Work required: Write out all the lines again, precisely as they stand, but without the images.

Available data:
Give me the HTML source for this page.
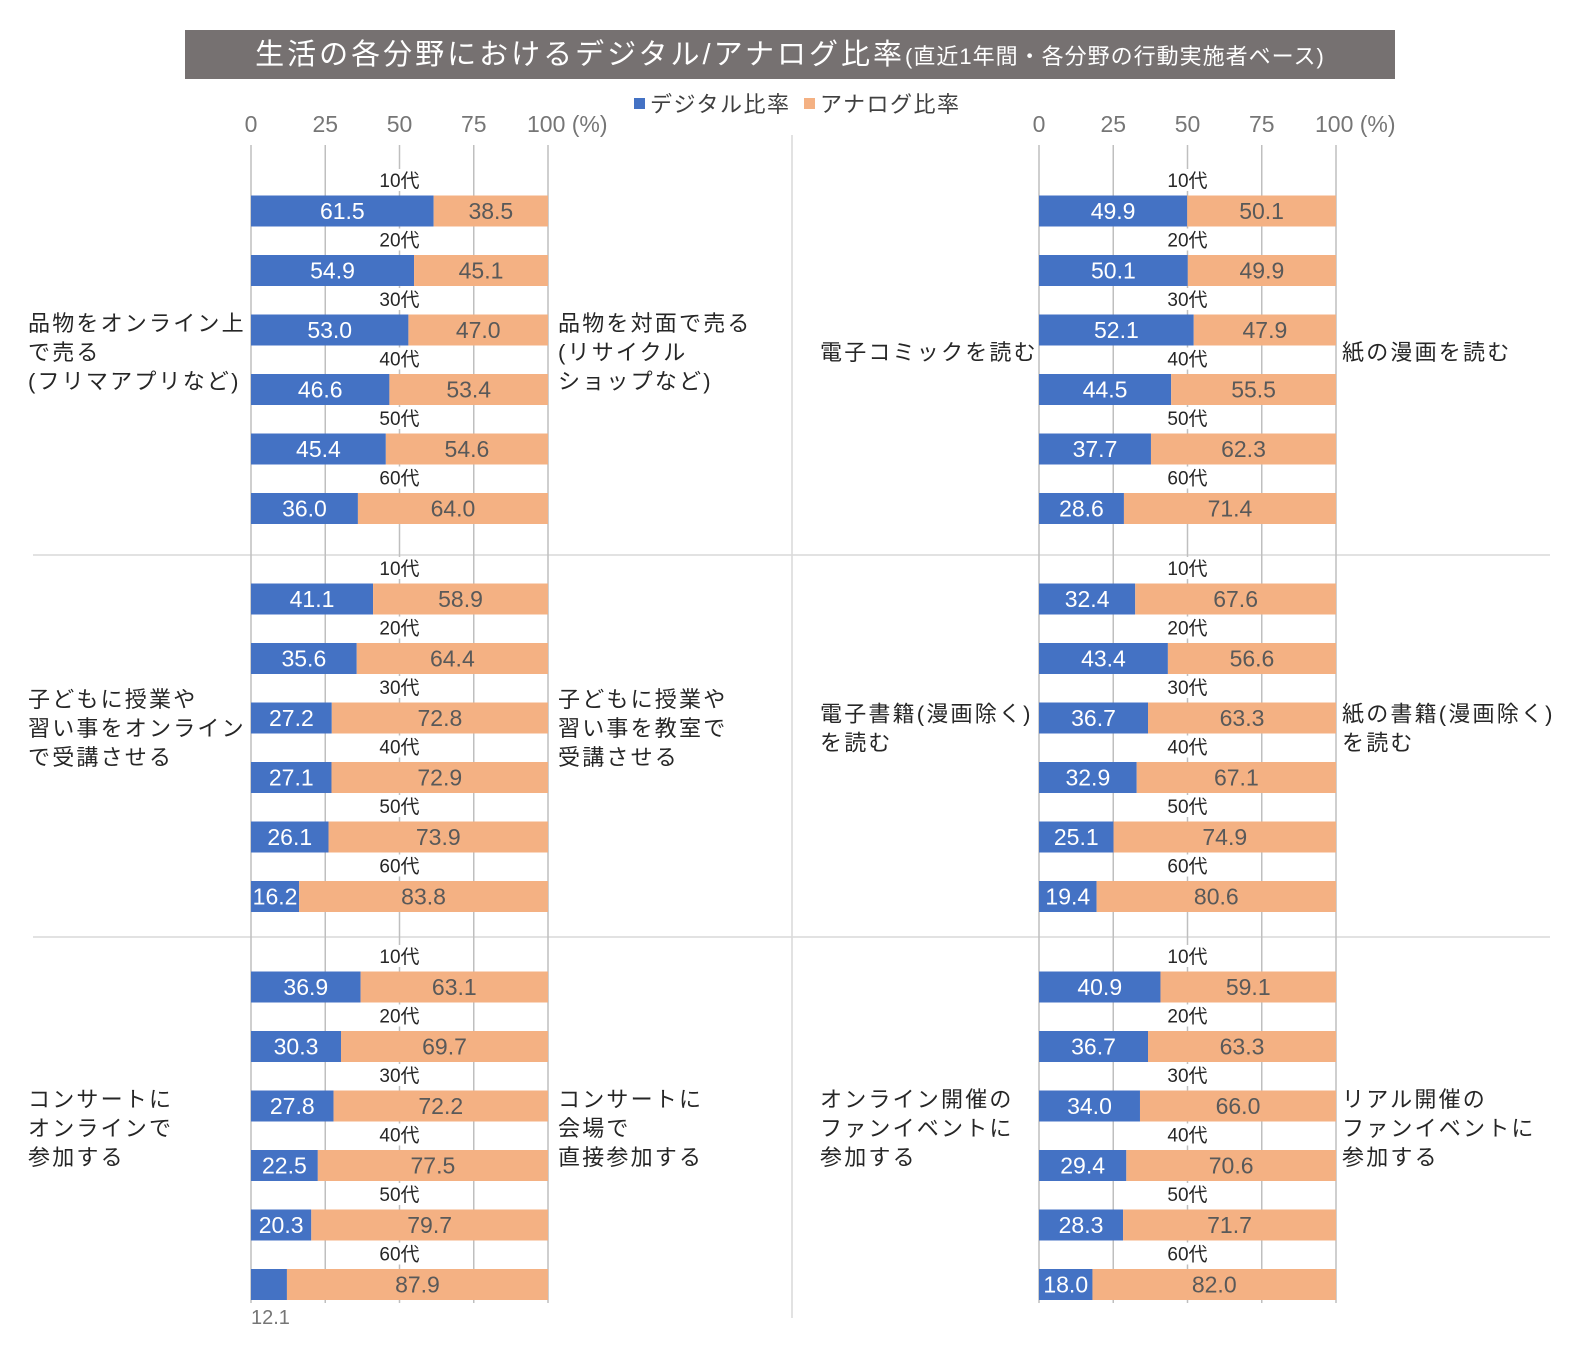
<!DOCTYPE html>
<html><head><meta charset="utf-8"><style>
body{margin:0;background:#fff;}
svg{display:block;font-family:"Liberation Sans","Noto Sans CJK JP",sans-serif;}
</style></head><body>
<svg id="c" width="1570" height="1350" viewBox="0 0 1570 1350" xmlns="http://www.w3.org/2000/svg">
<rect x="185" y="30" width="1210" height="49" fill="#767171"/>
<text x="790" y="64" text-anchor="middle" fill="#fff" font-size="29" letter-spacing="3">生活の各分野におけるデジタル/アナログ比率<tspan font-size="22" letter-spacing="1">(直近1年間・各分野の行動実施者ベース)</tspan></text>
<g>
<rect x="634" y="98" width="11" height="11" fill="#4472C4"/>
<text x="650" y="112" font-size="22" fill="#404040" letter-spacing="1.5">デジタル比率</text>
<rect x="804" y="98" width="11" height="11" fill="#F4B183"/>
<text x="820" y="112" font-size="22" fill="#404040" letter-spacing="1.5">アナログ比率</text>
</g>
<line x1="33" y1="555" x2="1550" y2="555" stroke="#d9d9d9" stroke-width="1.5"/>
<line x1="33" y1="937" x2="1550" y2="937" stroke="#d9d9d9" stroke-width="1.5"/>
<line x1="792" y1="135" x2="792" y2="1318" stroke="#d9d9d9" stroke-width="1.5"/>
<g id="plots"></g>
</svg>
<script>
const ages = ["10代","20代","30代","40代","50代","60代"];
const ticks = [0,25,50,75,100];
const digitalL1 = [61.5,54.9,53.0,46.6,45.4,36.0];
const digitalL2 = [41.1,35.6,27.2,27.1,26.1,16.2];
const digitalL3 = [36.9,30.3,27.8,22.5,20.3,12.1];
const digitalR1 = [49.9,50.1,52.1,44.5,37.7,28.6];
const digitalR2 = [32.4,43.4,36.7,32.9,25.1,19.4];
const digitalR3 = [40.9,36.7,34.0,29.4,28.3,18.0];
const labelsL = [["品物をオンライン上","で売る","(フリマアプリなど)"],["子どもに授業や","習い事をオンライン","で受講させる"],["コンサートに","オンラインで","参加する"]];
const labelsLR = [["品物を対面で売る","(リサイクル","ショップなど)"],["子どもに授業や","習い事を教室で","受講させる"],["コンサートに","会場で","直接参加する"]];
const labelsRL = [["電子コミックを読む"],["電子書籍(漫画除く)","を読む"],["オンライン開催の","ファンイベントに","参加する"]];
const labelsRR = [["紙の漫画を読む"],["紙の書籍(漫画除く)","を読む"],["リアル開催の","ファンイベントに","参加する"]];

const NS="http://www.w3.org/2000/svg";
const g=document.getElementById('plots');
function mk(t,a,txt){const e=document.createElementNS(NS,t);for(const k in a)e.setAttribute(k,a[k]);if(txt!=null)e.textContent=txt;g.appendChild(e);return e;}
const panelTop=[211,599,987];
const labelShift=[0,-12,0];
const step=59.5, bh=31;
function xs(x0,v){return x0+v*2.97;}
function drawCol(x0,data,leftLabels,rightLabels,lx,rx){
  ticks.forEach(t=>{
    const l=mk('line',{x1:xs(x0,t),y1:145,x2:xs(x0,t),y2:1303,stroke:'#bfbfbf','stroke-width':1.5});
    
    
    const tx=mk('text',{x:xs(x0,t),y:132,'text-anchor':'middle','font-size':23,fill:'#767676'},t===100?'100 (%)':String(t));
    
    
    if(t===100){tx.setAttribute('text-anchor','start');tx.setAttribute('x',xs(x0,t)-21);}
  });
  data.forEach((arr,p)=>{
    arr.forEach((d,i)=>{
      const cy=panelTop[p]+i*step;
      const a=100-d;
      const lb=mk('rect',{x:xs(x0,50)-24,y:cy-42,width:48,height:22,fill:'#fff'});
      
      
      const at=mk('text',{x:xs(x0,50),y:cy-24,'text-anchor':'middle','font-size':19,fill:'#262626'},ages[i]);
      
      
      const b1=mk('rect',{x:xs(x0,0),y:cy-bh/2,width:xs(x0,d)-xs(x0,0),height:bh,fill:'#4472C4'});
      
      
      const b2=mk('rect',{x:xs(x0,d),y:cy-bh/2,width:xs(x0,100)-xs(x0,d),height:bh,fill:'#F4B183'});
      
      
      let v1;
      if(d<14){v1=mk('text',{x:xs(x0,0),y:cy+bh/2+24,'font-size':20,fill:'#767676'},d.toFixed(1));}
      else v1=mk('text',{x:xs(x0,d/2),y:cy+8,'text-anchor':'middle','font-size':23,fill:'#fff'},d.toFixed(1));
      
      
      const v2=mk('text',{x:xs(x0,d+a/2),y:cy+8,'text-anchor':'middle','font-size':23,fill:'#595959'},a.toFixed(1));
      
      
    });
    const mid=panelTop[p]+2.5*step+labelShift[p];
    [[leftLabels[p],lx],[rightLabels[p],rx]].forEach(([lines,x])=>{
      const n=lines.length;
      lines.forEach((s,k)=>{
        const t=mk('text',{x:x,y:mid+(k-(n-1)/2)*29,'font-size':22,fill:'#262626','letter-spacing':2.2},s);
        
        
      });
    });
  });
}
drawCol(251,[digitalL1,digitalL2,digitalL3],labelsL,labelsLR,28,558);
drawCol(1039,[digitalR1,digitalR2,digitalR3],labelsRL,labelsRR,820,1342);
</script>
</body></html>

Solution for this exercise:
Give me the HTML source for this page.
<!DOCTYPE html>
<html><head><meta charset="utf-8"><style>
body{margin:0;background:#fff;}
svg{display:block;font-family:"Liberation Sans","Noto Sans CJK JP",sans-serif;}
</style></head><body>
<svg id="c" width="1570" height="1350" viewBox="0 0 1570 1350" xmlns="http://www.w3.org/2000/svg">
<rect x="185" y="30" width="1210" height="49" fill="#767171"/>
<text x="790" y="64" text-anchor="middle" fill="#fff" font-size="29" letter-spacing="3">生活の各分野におけるデジタル/アナログ比率<tspan font-size="22" letter-spacing="1">(直近1年間・各分野の行動実施者ベース)</tspan></text>
<g>
<rect x="634" y="98" width="11" height="11" fill="#4472C4"/>
<text x="650" y="112" font-size="22" fill="#404040" letter-spacing="1.5">デジタル比率</text>
<rect x="804" y="98" width="11" height="11" fill="#F4B183"/>
<text x="820" y="112" font-size="22" fill="#404040" letter-spacing="1.5">アナログ比率</text>
</g>
<line x1="33" y1="555" x2="1550" y2="555" stroke="#d9d9d9" stroke-width="1.5"/>
<line x1="33" y1="937" x2="1550" y2="937" stroke="#d9d9d9" stroke-width="1.5"/>
<line x1="792" y1="135" x2="792" y2="1318" stroke="#d9d9d9" stroke-width="1.5"/>
<g id="plots"></g>
</svg>
<script>
const ages = ["10代","20代","30代","40代","50代","60代"];
const ticks = [0,25,50,75,100];
const digitalL1 = [61.5,54.9,53.0,46.6,45.4,36.0];
const digitalL2 = [41.1,35.6,27.2,27.1,26.1,16.2];
const digitalL3 = [36.9,30.3,27.8,22.5,20.3,12.1];
const digitalR1 = [49.9,50.1,52.1,44.5,37.7,28.6];
const digitalR2 = [32.4,43.4,36.7,32.9,25.1,19.4];
const digitalR3 = [40.9,36.7,34.0,29.4,28.3,18.0];
const labelsL = [["品物をオンライン上","で売る","(フリマアプリなど)"],["子どもに授業や","習い事をオンライン","で受講させる"],["コンサートに","オンラインで","参加する"]];
const labelsLR = [["品物を対面で売る","(リサイクル","ショップなど)"],["子どもに授業や","習い事を教室で","受講させる"],["コンサートに","会場で","直接参加する"]];
const labelsRL = [["電子コミックを読む"],["電子書籍(漫画除く)","を読む"],["オンライン開催の","ファンイベントに","参加する"]];
const labelsRR = [["紙の漫画を読む"],["紙の書籍(漫画除く)","を読む"],["リアル開催の","ファンイベントに","参加する"]];

const NS="http://www.w3.org/2000/svg";
const g=document.getElementById('plots');
function mk(t,a,txt){const e=document.createElementNS(NS,t);for(const k in a)e.setAttribute(k,a[k]);if(txt!=null)e.textContent=txt;g.appendChild(e);return e;}
const panelTop=[211,599,987];
const labelShift=[0,-12,0];
const step=59.5, bh=31;
function xs(x0,v){return x0+v*2.97;}
function drawCol(x0,data,leftLabels,rightLabels,lx,rx){
  ticks.forEach(t=>{
    const l=mk('line',{x1:xs(x0,t),y1:145,x2:xs(x0,t),y2:1303,stroke:'#bfbfbf','stroke-width':1.5});
    
    
    const tx=mk('text',{x:xs(x0,t),y:132,'text-anchor':'middle','font-size':23,fill:'#767676'},t===100?'100 (%)':String(t));
    
    
    if(t===100){tx.setAttribute('text-anchor','start');tx.setAttribute('x',xs(x0,t)-21);}
  });
  data.forEach((arr,p)=>{
    arr.forEach((d,i)=>{
      const cy=panelTop[p]+i*step;
      const a=100-d;
      const lb=mk('rect',{x:xs(x0,50)-24,y:cy-42,width:48,height:22,fill:'#fff'});
      
      
      const at=mk('text',{x:xs(x0,50),y:cy-24,'text-anchor':'middle','font-size':19,fill:'#262626'},ages[i]);
      
      
      const b1=mk('rect',{x:xs(x0,0),y:cy-bh/2,width:xs(x0,d)-xs(x0,0),height:bh,fill:'#4472C4'});
      
      
      const b2=mk('rect',{x:xs(x0,d),y:cy-bh/2,width:xs(x0,100)-xs(x0,d),height:bh,fill:'#F4B183'});
      
      
      let v1;
      if(d<14){v1=mk('text',{x:xs(x0,0),y:cy+bh/2+24,'font-size':20,fill:'#767676'},d.toFixed(1));}
      else v1=mk('text',{x:xs(x0,d/2),y:cy+8,'text-anchor':'middle','font-size':23,fill:'#fff'},d.toFixed(1));
      
      
      const v2=mk('text',{x:xs(x0,d+a/2),y:cy+8,'text-anchor':'middle','font-size':23,fill:'#595959'},a.toFixed(1));
      
      
    });
    const mid=panelTop[p]+2.5*step+labelShift[p];
    [[leftLabels[p],lx],[rightLabels[p],rx]].forEach(([lines,x])=>{
      const n=lines.length;
      lines.forEach((s,k)=>{
        const t=mk('text',{x:x,y:mid+(k-(n-1)/2)*29,'font-size':22,fill:'#262626','letter-spacing':2.2},s);
        
        
      });
    });
  });
}
drawCol(251,[digitalL1,digitalL2,digitalL3],labelsL,labelsLR,28,558);
drawCol(1039,[digitalR1,digitalR2,digitalR3],labelsRL,labelsRR,820,1342);
</script>
</body></html>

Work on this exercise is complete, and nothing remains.